Statistics and Computing
This page provides some information about the statistical applications and computing resources used in Dr. Rosopa’s research lab.
S-PLUS & R
S-PLUS is a statistical environment. Underlying S-PLUS is the award-winning language S developed at Bell Labs (now Lucent Technologies). S-PLUS has a very user-friendly interface with point-and-click features similar to those available in other statistical software. Furthermore, S-PLUS is flexible and powerful (e.g., modern statistical methods, stunning graphics capabilities, dynamically interface with compiled routines in C, FORTRAN, and C++, interface with Java methods, develop customized applications, highly extensible, etc.). R is an open-source system that can essentially be described as a free version of S. Many of the functions are identical (or very similar). Although R does not have a graphical user interface like that of other statistical environments, John Fox (a sociologist and statistician) has developed an add-on package which loads a graphical user interface in R. Although Dr. Rosopa uses both S-PLUS and R, he tends to use R for teaching. Being an open-source system, there is an international community of researchers in statistics, computer science, and other areas that contribute to the continued development of R. It is not uncommon for new methods to become available in R much faster than in other statistical applications.
S-PLUS and R are used in a variety of industries and research disciplines. To become more familiar with S-PLUS and R, here are some useful links.
- Econometrics (UC-Berkeley Econometrics Laboratory)
- Environmental Statistics (Philip Dixon)
- Political Science (Jeff Gill)
- Psychology (R for Psychology)
- Quantitative Risk Management (Alexander J. McNeil)
- Sociology (John Fox)
- Statistics (UCLA, Basics of S-PLUS, Robust Methods by Rand Wilcox)
Here are some recommended books:
- Faraway, J. J. (2005). Extending the Linear Model with R: Generalized Linear, Mixed Effects and Nonparametric Regression Models.
- Fox, J. (2002). An R and S-PLUS Companion to Applied Regression.
- Krause, A., & Olson, M. (2005). The Basics of S-PLUS (4th ed.).
- Pinheiro, J. C., & Bates, D. M. (2000). Mixed Effects Models in S and S-PLUS.
- Venables, W., & Ripley, B. D. (2000). S Programming.

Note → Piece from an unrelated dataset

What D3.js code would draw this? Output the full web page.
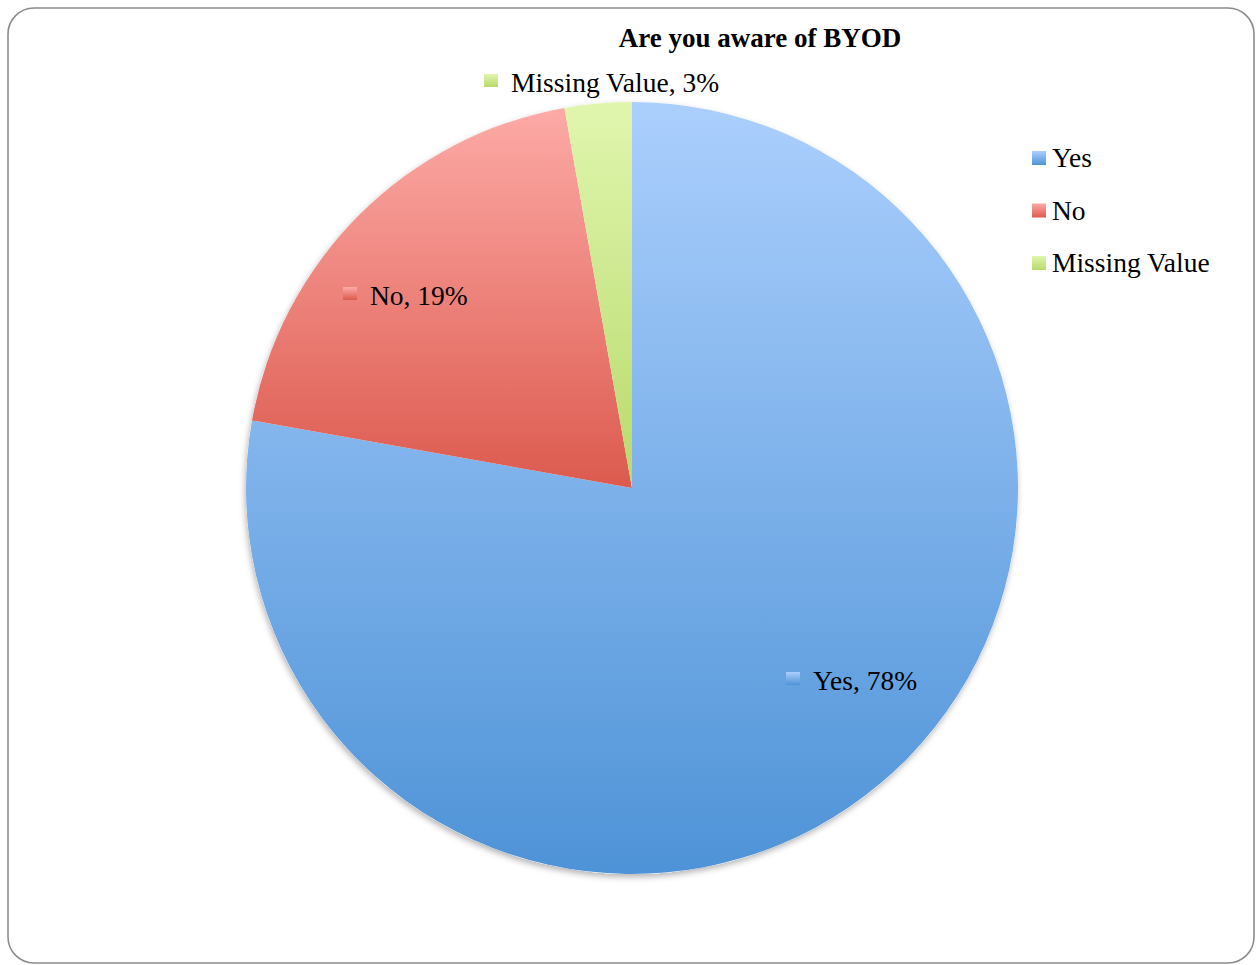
<!DOCTYPE html>
<html><head><meta charset="utf-8">
<script src="https://cdn.jsdelivr.net/npm/d3@7"></script>
<style>html,body{margin:0;padding:0;background:#fff;}svg{display:block;}</style>
</head><body>
<svg id="c" width="1257" height="965"></svg>
<script>
const title = "Are you aware of BYOD";
const categories = ["Yes", "No", "Missing Value"];
const values = [77.8, 19.4, 2.8];
const percentLabels = ["78%", "19%", "3%"];
const gradTop = ["#abcffd", "#fdaaa6", "#e0f6ae"];
const gradBottom = ["#4e93d7", "#dc5a4e", "#b8da6c"];

const svg = d3.select("#c");
const defs = svg.append("defs");
const font = "'Liberation Serif', serif";

// border
svg.append("rect").attr("x", 8).attr("y", 8).attr("width", 1246).attr("height", 955)
  .attr("rx", 26).attr("ry", 26).attr("fill", "#fff").attr("stroke", "#8c8c8c").attr("stroke-width", 1.6);

const cx = 632, cy = 488, R = 386;

categories.forEach((c, i) => {
  const g = defs.append("linearGradient").attr("id", "g" + i)
    .attr("x1", 0).attr("y1", 0).attr("x2", 0).attr("y2", 1);
  g.append("stop").attr("offset", 0).attr("stop-color", gradTop[i]);
  g.append("stop").attr("offset", 1).attr("stop-color", gradBottom[i]);
});
const f = defs.append("filter").attr("id", "sh").attr("x", "-10%").attr("y", "-10%").attr("width", "120%").attr("height", "120%");
f.append("feDropShadow").attr("dx", -1).attr("dy", 3).attr("stdDeviation", 3).attr("flood-color", "#000").attr("flood-opacity", 0.3);

const pie = d3.pie().sort(null).value(d => d)(values);
const arc = d3.arc().innerRadius(0).outerRadius(R);

const gPie = svg.append("g").attr("transform", `translate(${cx},${cy})`);
gPie.append("circle").attr("r", R).attr("fill", "#fff").attr("filter", "url(#sh)");
gPie.selectAll("path").data(pie).join("path")
  .attr("d", arc).attr("fill", (d, i) => `url(#g${i})`);

// title
svg.append("text").attr("x", 760).attr("y", 47).attr("text-anchor", "middle")
  .attr("font-family", font).attr("font-weight", "bold").attr("font-size", 27)
  .attr("fill", "#000").text(title);

// data labels
const labelPos = [[786, 690], [343, 305], [484, 92]];
pie.forEach((d, i) => {
  const [x, y] = labelPos[i];
  svg.append("rect").attr("x", x).attr("y", y - 18).attr("width", 14).attr("height", 13)
    .attr("fill", `url(#g${i})`);
  svg.append("text").attr("x", x + 27).attr("y", y)
    .attr("font-family", font).attr("font-size", 27.5).attr("fill", "#000")
    .text(categories[i] + ", " + percentLabels[i]);
});

// legend
const ly = d3.scalePoint().domain(categories).range([167, 272]);
categories.forEach((c, i) => {
  svg.append("rect").attr("x", 1032).attr("y", ly(c) - 16).attr("width", 14).attr("height", 14)
    .attr("fill", `url(#g${i})`);
  svg.append("text").attr("x", 1052).attr("y", ly(c))
    .attr("font-family", font).attr("font-size", 27.5).attr("fill", "#000").text(c);
});
</script>
</body></html>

- Venables, W., & Ripley, B. D. (2002). Modern Applied Statistics with S (4th ed.).
Condor is a workload management system for computing-intensive tasks. From a pool of machines (e.g., 100s, 1000s) that Condor manages, it uses unharvested computing cycles to complete jobs. Some examples of jobs include simulation of ground penetrating radar, machine learning, Monte Carlo simulations (e.g., from astrophysics to psychology), simulation of polymer blends, etc. Here are some interesting statistics:
- At the University of Wisconsin-Madison, over 1000 workstations are managed by Condor and on an average day, Condor completes 650 CPU days.
- At Clemson University, Condor links over 1700 machines in the campus grid. Mary Beth Kurz, an Assistant Professor of industrial engineering, studies genetic algorithms for large scale optimization in manufacturing. She was able to complete the equivalent of 17 years of computing time in just one week using the campus grid managed by Condor.